-- START OF Excerpted records --
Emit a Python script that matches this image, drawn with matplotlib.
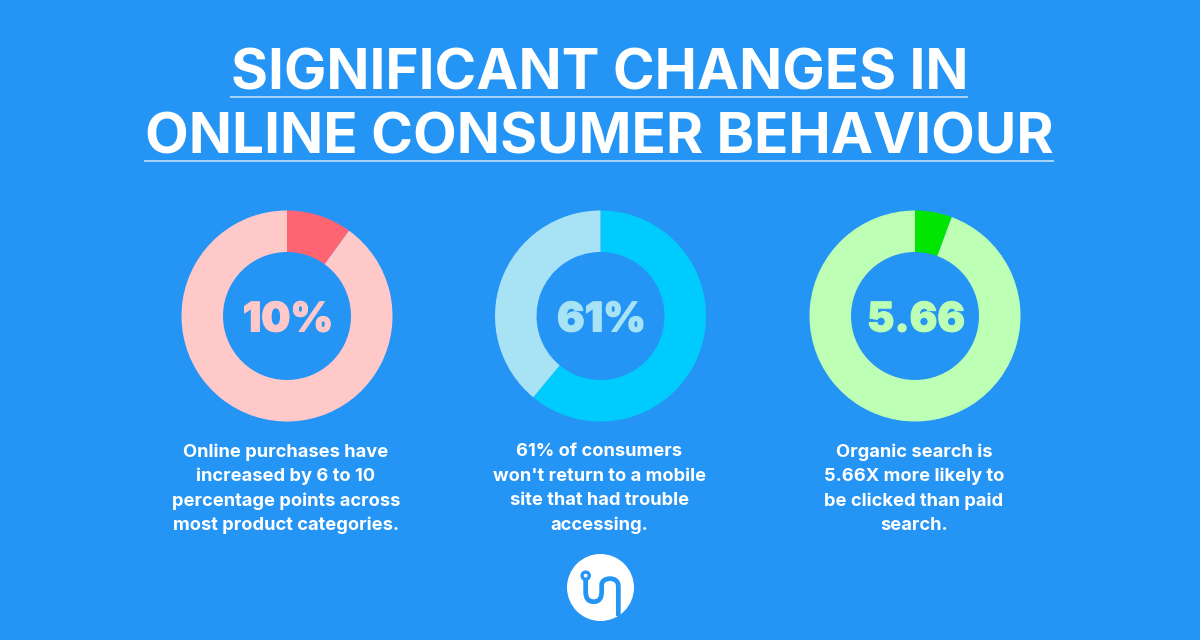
import matplotlib
matplotlib.use("Agg")
import matplotlib.pyplot as plt
from matplotlib.path import Path
from matplotlib.patches import PathPatch, Circle
import matplotlib.patheffects as pe

BG = "#2595F5"
title_lines = ["SIGNIFICANT CHANGES IN", "ONLINE CONSUMER BEHAVIOUR"]
center_labels = ["10%", "61%", "5.66"]
highlight_values = [10, 61, 5.66]
rest_values = [90, 39, 94.34]
highlight_colors = ["#FF6473", "#00CBFD", "#00E600"]
rest_colors = ["#FFC9CA", "#A8E2F5", "#BEFFB6"]
captions = [
    ["Online purchases have", "increased by 6 to 10", "percentage points across", "most product categories."],
    ["61% of consumers", "won't return to a mobile", "site that had trouble", "accessing."],
    ["Organic search is", "5.66X more likely to", "be clicked than paid", "search."],
]
centers_x = [287, 600.5, 915]

fig = plt.figure(figsize=(12, 6.4), dpi=100, facecolor=BG)
ax = fig.add_axes([0, 0, 1, 1])
H = 640


def py(y):
    return H - y


for i, cx in enumerate(centers_x):
    ax.pie([highlight_values[i], rest_values[i]],
           colors=[highlight_colors[i], rest_colors[i]],
           startangle=90, counterclock=False,
           center=(cx, py(316)), radius=105.5,
           wedgeprops=dict(width=41.5, linewidth=0))
    t = ax.text(cx + 1, py(316.5), center_labels[i], color=rest_colors[i],
                fontsize=29.5, family="Inter", fontweight="black",
                ha="center", va="center_baseline")
    t.set_path_effects([pe.withStroke(linewidth=0.7, foreground=rest_colors[i])])
    for j, line in enumerate(captions[i]):
        ax.text(cx - 1, py(450 + j * 24.4), line, color="white",
                fontsize=13.2, family="Inter", fontweight="bold",
                ha="center", va="center_baseline")

ax.set_xlim(0, 1200)
ax.set_ylim(0, 640)
ax.set_aspect("equal")
ax.axis("off")

# title
ax.text(600, py(90), title_lines[0], color="white", fontsize=40.7,
        family="Inter", fontweight="bold", ha="center", va="baseline")
ax.text(599, py(154), title_lines[1], color="white", fontsize=40.8,
        family="Inter", fontweight="bold", ha="center", va="baseline")
ax.plot([230, 968], [py(97), py(97)], color="#CFE6FC", lw=1.1, solid_capstyle="butt")
ax.plot([144, 1054], [py(161), py(161)], color="#CFE6FC", lw=1.1, solid_capstyle="butt")

# logo
ax.add_patch(Circle((600.5, py(587.5)), 33.5, fc="white", ec="none"))
zx = lambda v: 520 + v / 3
zy = lambda v: py(550 + v / 3)
verts = [(197, 90), (197, 125), (197, 145), (205, 155), (221, 155), (237, 155), (245, 145),
         (245, 125), (245, 105), (245, 92), (257, 86), (270, 86), (283, 86), (295, 92),
         (295, 110), (295, 198)]
codes = [Path.MOVETO, Path.LINETO, Path.CURVE4, Path.CURVE4, Path.CURVE4, Path.CURVE4, Path.CURVE4,
         Path.CURVE4, Path.LINETO, Path.CURVE4, Path.CURVE4, Path.CURVE4, Path.CURVE4, Path.CURVE4,
         Path.CURVE4, Path.LINETO]
ax.add_patch(PathPatch(Path([(zx(a), zy(b)) for a, b in verts], codes), fc="none", ec=BG, lw=3.4, capstyle="butt"))
ax.add_patch(Circle((zx(197), zy(77)), 3.6, fc="white", ec=BG, lw=2.4))

fig.savefig("out.png", dpi=100, facecolor=BG)
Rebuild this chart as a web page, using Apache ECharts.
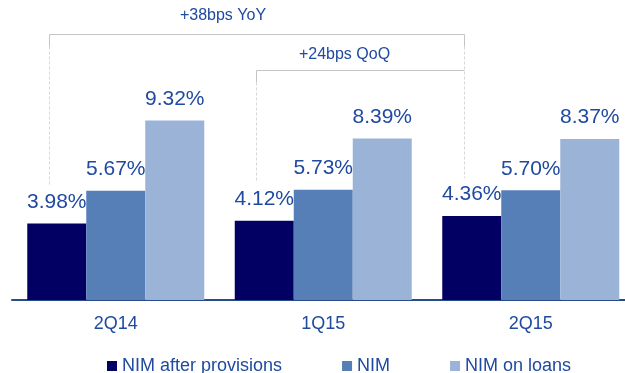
-- END OF Excerpted records --
Problem to work on: Every record is to be reproduced exactly, with no pictures included.

Exercise solution:
Emit a Python script that matches this image, drawn with matplotlib.
import matplotlib
matplotlib.use("Agg")
import matplotlib.pyplot as plt
from matplotlib.path import Path
from matplotlib.patches import PathPatch, Circle
import matplotlib.patheffects as pe

BG = "#2595F5"
title_lines = ["SIGNIFICANT CHANGES IN", "ONLINE CONSUMER BEHAVIOUR"]
center_labels = ["10%", "61%", "5.66"]
highlight_values = [10, 61, 5.66]
rest_values = [90, 39, 94.34]
highlight_colors = ["#FF6473", "#00CBFD", "#00E600"]
rest_colors = ["#FFC9CA", "#A8E2F5", "#BEFFB6"]
captions = [
    ["Online purchases have", "increased by 6 to 10", "percentage points across", "most product categories."],
    ["61% of consumers", "won't return to a mobile", "site that had trouble", "accessing."],
    ["Organic search is", "5.66X more likely to", "be clicked than paid", "search."],
]
centers_x = [287, 600.5, 915]

fig = plt.figure(figsize=(12, 6.4), dpi=100, facecolor=BG)
ax = fig.add_axes([0, 0, 1, 1])
H = 640


def py(y):
    return H - y


for i, cx in enumerate(centers_x):
    ax.pie([highlight_values[i], rest_values[i]],
           colors=[highlight_colors[i], rest_colors[i]],
           startangle=90, counterclock=False,
           center=(cx, py(316)), radius=105.5,
           wedgeprops=dict(width=41.5, linewidth=0))
    t = ax.text(cx + 1, py(316.5), center_labels[i], color=rest_colors[i],
                fontsize=29.5, family="Inter", fontweight="black",
                ha="center", va="center_baseline")
    t.set_path_effects([pe.withStroke(linewidth=0.7, foreground=rest_colors[i])])
    for j, line in enumerate(captions[i]):
        ax.text(cx - 1, py(450 + j * 24.4), line, color="white",
                fontsize=13.2, family="Inter", fontweight="bold",
                ha="center", va="center_baseline")

ax.set_xlim(0, 1200)
ax.set_ylim(0, 640)
ax.set_aspect("equal")
ax.axis("off")

# title
ax.text(600, py(90), title_lines[0], color="white", fontsize=40.7,
        family="Inter", fontweight="bold", ha="center", va="baseline")
ax.text(599, py(154), title_lines[1], color="white", fontsize=40.8,
        family="Inter", fontweight="bold", ha="center", va="baseline")
ax.plot([230, 968], [py(97), py(97)], color="#CFE6FC", lw=1.1, solid_capstyle="butt")
ax.plot([144, 1054], [py(161), py(161)], color="#CFE6FC", lw=1.1, solid_capstyle="butt")

# logo
ax.add_patch(Circle((600.5, py(587.5)), 33.5, fc="white", ec="none"))
zx = lambda v: 520 + v / 3
zy = lambda v: py(550 + v / 3)
verts = [(197, 90), (197, 125), (197, 145), (205, 155), (221, 155), (237, 155), (245, 145),
         (245, 125), (245, 105), (245, 92), (257, 86), (270, 86), (283, 86), (295, 92),
         (295, 110), (295, 198)]
codes = [Path.MOVETO, Path.LINETO, Path.CURVE4, Path.CURVE4, Path.CURVE4, Path.CURVE4, Path.CURVE4,
         Path.CURVE4, Path.LINETO, Path.CURVE4, Path.CURVE4, Path.CURVE4, Path.CURVE4, Path.CURVE4,
         Path.CURVE4, Path.LINETO]
ax.add_patch(PathPatch(Path([(zx(a), zy(b)) for a, b in verts], codes), fc="none", ec=BG, lw=3.4, capstyle="butt"))
ax.add_patch(Circle((zx(197), zy(77)), 3.6, fc="white", ec=BG, lw=2.4))

fig.savefig("out.png", dpi=100, facecolor=BG)
Rebuild this chart as a web page, using Apache ECharts.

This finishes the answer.